С успокаивающей мыслью о том, что он первопроходец, смельчак и, возможно, прямо сейчас производит вклад в науку, Чад приоткрыл дверь комнаты. Там все так же блекло тлели светильники и несло сыростью. Оканчиваясь невидимой стеной, убегал в сумрак коридор, все так же глухо шумело отопление и слышался звон колокольчика. Колокольчика? Снова этот странный отзвук ночи, неуловимо прекрасный и заманивающий в неопределенность зов. Теперь он как будто звучал иначе: что-то грозное появилось в трепещущем мелодичном напеве, что-то пугающее, похожее на тяжелые оковы узника, лязгающие при каждом шаге.

Чад замер, держась за ручку двери, и закрыл глаза, пытаясь уловить направление назойливого шума, вызывающего дрожь. Кожа в районе поясницы взмокла, и тонкие струйки побежали за пояс брюк. И вдруг тишина, грозный шум смолк так же неожиданно, как и появился. Чад распахнул глаза, ожидая вновь увидеть коридор и привычную обстановку, но его сковала оторопь, когда он понял, что стоит не у двери в свою комнату, а внутри объятой сумраком бетлемской галереи. Светильники были погашены, но он узнал очертания двух статуй, формы которых обтекал неясный лунный свет. Как он оказался здесь, как попал внутрь? Все, что он помнил, – лишь тьма, внезапно опустившаяся на его разум. Быть может, она и привела его сюда, перенесла на могучих крыльях, выкрав фрагмент его памяти. Теперь он здесь, пылающий и дрожащий, чувствует прямой взгляд каменных глаз. Неужто это они вызвали его? Звон не этих ли цепей он слышал?

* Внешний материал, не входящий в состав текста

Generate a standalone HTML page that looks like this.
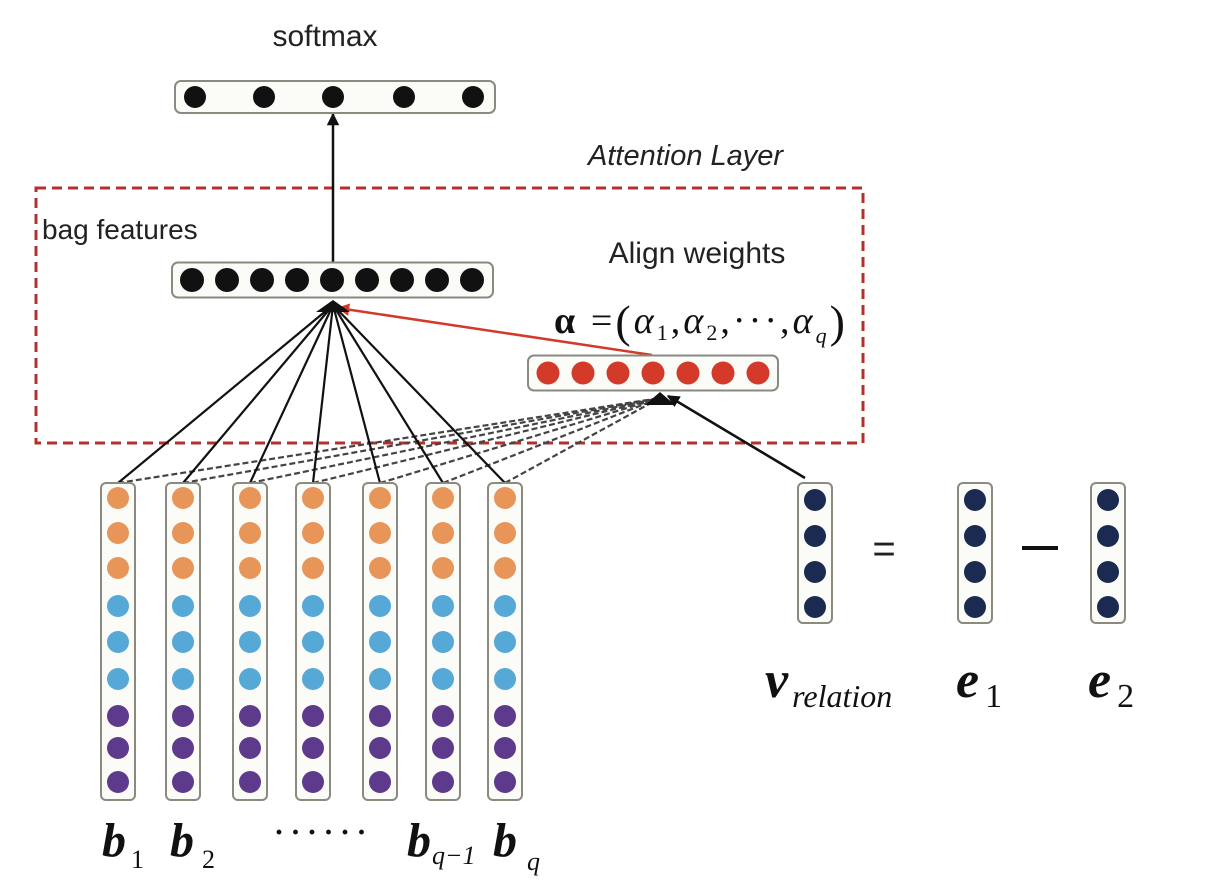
<!DOCTYPE html>
<html><head><meta charset="utf-8">
<style>
html,body{margin:0;padding:0;background:#fff;}
svg{display:block;}
.sans{font-family:"Liberation Sans",sans-serif;fill:#222;}
.serif{font-family:"Liberation Serif",serif;fill:#111;}
</style></head>
<body>
<svg id="fig" width="1208" height="890" viewBox="0 0 1208 890" xmlns="http://www.w3.org/2000/svg">
<defs>
<marker id="ah" viewBox="0 0 10 10" refX="9" refY="5" markerWidth="5" markerHeight="5" orient="auto"><path d="M0,0 L10,5 L0,10 z" fill="#111"/></marker>
<marker id="ahr" viewBox="0 0 10 10" refX="9" refY="5" markerWidth="5" markerHeight="5" orient="auto"><path d="M0,0 L10,5 L0,10 z" fill="#d33a2a"/></marker>
</defs>
<text class="sans" x="325" y="46" font-size="30" text-anchor="middle">softmax</text>
<text class="sans" x="588" y="165" font-size="29" font-style="italic">Attention Layer</text>
<rect x="36" y="188" width="827" height="255" fill="none" stroke="#b5302a" stroke-width="3" stroke-dasharray="10,6"/>
<text class="sans" x="42" y="239" font-size="28">bag features</text>
<text class="sans" x="697" y="263" font-size="30" text-anchor="middle">Align weights</text>
<text class="serif" x="554" y="333" font-size="38" textLength="291" lengthAdjust="spacing"><tspan font-weight="bold">α</tspan> =<tspan font-size="46" dy="4">(</tspan><tspan font-style="italic" dy="-4">α</tspan><tspan font-size="22" dy="7">1</tspan><tspan dy="-7">,</tspan><tspan font-style="italic">α</tspan><tspan font-size="22" dy="7">2</tspan><tspan dy="-7">,···,</tspan><tspan font-style="italic">α</tspan><tspan font-size="22" font-style="italic" dy="10">q</tspan><tspan font-size="46" dy="-6">)</tspan></text>
<g id="lines"></g>
<g id="boxes"></g>
<text class="sans" x="884" y="562" font-size="40" text-anchor="middle">=</text>
<rect x="1022" y="546" width="36" height="4" fill="#111"/>
<text class="serif" x="274" y="842" font-size="30" font-weight="bold" letter-spacing="6.5">······</text>
<g id="labels"></g>
</svg>
<script>
const NS="http://www.w3.org/2000/svg";
const softmaxDots=[195,264,333,404,473];
const bagDots=[192,227,262,297,332,367,402,437,472];
const alignDots=[548,583,618,653,688,723,758];
const colX=[118,183,250,313,380,443,505];
const colColors=["#e8955a","#e8955a","#e8955a","#56a8d6","#56a8d6","#56a8d6","#5e3a8c","#5e3a8c","#5e3a8c"];
const colDotY=[498,533,568,606,642,679,716,748,782];
const vecX=[815,975,1108];
const vecDotY=[500,536,572,607];
const bLabels=[["b","1"],["b","2"],null,null,null,["b","q−1"],["b","q"]];
const bLabelX=[102,170,0,0,0,407,493];
const bSubDx=[5,8,0,0,0,1,10];
const bSubDy=[12,12,0,0,0,8,14];
const vecLabels=[["v","relation"],["e","1"],["e","2"]];

function el(tag,attrs,parent){const e=document.createElementNS(NS,tag);for(const k in attrs)e.setAttribute(k,attrs[k]);parent.appendChild(e);return e;}
const boxes=document.getElementById('boxes'),lines=document.getElementById('lines'),labels=document.getElementById('labels');
function hbox(x0,x1,cy,h,name){const r=el('rect',{x:x0,y:cy-h/2,width:x1-x0,height:h,rx:6,fill:'#fbfbf7',stroke:'#8a8a80','stroke-width':2},boxes);

}
function dot(cx,cy,r,fill,name){const c=el('circle',{cx:cx,cy:cy,r:r,fill:fill},boxes);

}

colX.forEach((x,i)=>{
 const d=el('line',{x1:x,y1:483,x2:660,y2:398,stroke:'#444','stroke-width':2.2,'stroke-dasharray':'6,3'},lines);
 
 
 const s=el('line',{x1:x,y1:483,x2:333,y2:305,stroke:'#111','stroke-width':2.2},lines);
 
 
});
let a=el('line',{x1:805,y1:478,x2:668,y2:396,stroke:'#111','stroke-width':2.5,'marker-end':'url(#ah)'},lines);


a=el('line',{x1:652,y1:355,x2:338,y2:308,stroke:'#d33a2a','stroke-width':2.5,'marker-end':'url(#ahr)'},lines);


a=el('line',{x1:333,y1:264,x2:333,y2:114,stroke:'#111','stroke-width':2.5,'marker-end':'url(#ah)'},lines);


a=el('path',{d:'M316,312 L333,300 L350,312 Z',fill:'#111'},lines);


a=el('path',{d:'M645,405 L660,392 L675,405 Z',fill:'#111'},lines);



hbox(175,495,97,32,'softmax-vector');
softmaxDots.forEach((x,i)=>dot(x,97,11,'#111','softmax-node-'+(i+1)));
hbox(172,493,280,35,'bag-feature-vector');
bagDots.forEach((x,i)=>dot(x,280,12,'#111','bag-node-'+(i+1)));
hbox(528,778,373,35,'align-weight-vector');
alignDots.forEach((x,i)=>dot(x,373,11.5,'#d33a2a','align-node-'+(i+1)));
colX.forEach((x,i)=>{
 const r=el('rect',{x:x-17,y:483,width:34,height:317,rx:5,fill:'#fbfbf7',stroke:'#8a8a80','stroke-width':2},boxes);
 
 
 colDotY.forEach((y,j)=>dot(x,y,11,colColors[j],'sentence-'+(i+1)+'-node-'+(j+1)));
});
vecX.forEach((x,i)=>{
 const r=el('rect',{x:x-17,y:483,width:34,height:140,rx:5,fill:'#fbfbf7',stroke:'#8a8a80','stroke-width':2},boxes);
 
 
 vecDotY.forEach((y,j)=>dot(x,y,11,'#1b2a50','vector-'+(i+1)+'-node-'+(j+1)));
});

colX.forEach((x,i)=>{
 const L=bLabels[i]; if(!L) return;
 const t=el('text',{x:bLabelX[i],y:856,'font-size':48,class:'serif'},labels);
 
 
 const m=el('tspan',{'font-weight':'bold','font-style':'italic'},t); m.textContent=L[0];
 const s=el('tspan',{'font-size':26,dx:bSubDx[i],dy:bSubDy[i],'font-style':L[1]=='1'||L[1]=='2'?'normal':'italic'},t); s.textContent=L[1];
});
const vX=[765,956,1088], vSub=[32,34,34], vDx=[4,6,6];
vecLabels.forEach((L,i)=>{
 const t=el('text',{x:vX[i],y:697,'font-size':52,class:'serif'},labels);
 
 
 const m=el('tspan',{'font-weight':'bold','font-style':'italic'},t); m.textContent=L[0];
 const s=el('tspan',{'font-size':vSub[i],dx:vDx[i],dy:10,'font-style':i==0?'italic':'normal'},t); s.textContent=L[1];
});
</script>
</body></html>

Некто, заключенный в каменный мешок, призвал его для того, чтобы открыть тайну, указать путь и разделить с Чадом мучительные часы нового опыта. «Что ж, я здесь и готов внимать тому, что таится на дне этой горестной души», – подумал Чад в смиренном сострадании.

– Я слышал твои цепи, когда ты бродил по коридору, словно призрак, – тихо произнес он, обращаясь к статуе Мании. – И знаю, тебе не дано сбросить их. Ты навсегда заключен в оковы, как всякий, кто утерял себя. Но ты все еще человек, а значит, ты паришь – быть может, не в этом мире, но там, куда умыкнула тебя коварная болезнь. Туда, где души таких же, как ты, безжалостно стреноженные, мечутся, рвутся на свободу. Тщетно. Ты обречен бродить целый век и следующий тоже. И много веков после ты не узнаешь освобождения, навеки проклятый, погребенный, окаменевший. Прими мое сочувствие, несчастный, я горюю о твоей утрате! И все же не ведаю, как далеко ты ушел от себя и есть ли путь обратно. Я ощущаю твой взор, даже когда ты не смотришь на меня; ведь глаза бессильны там, где сердце кричит от боли.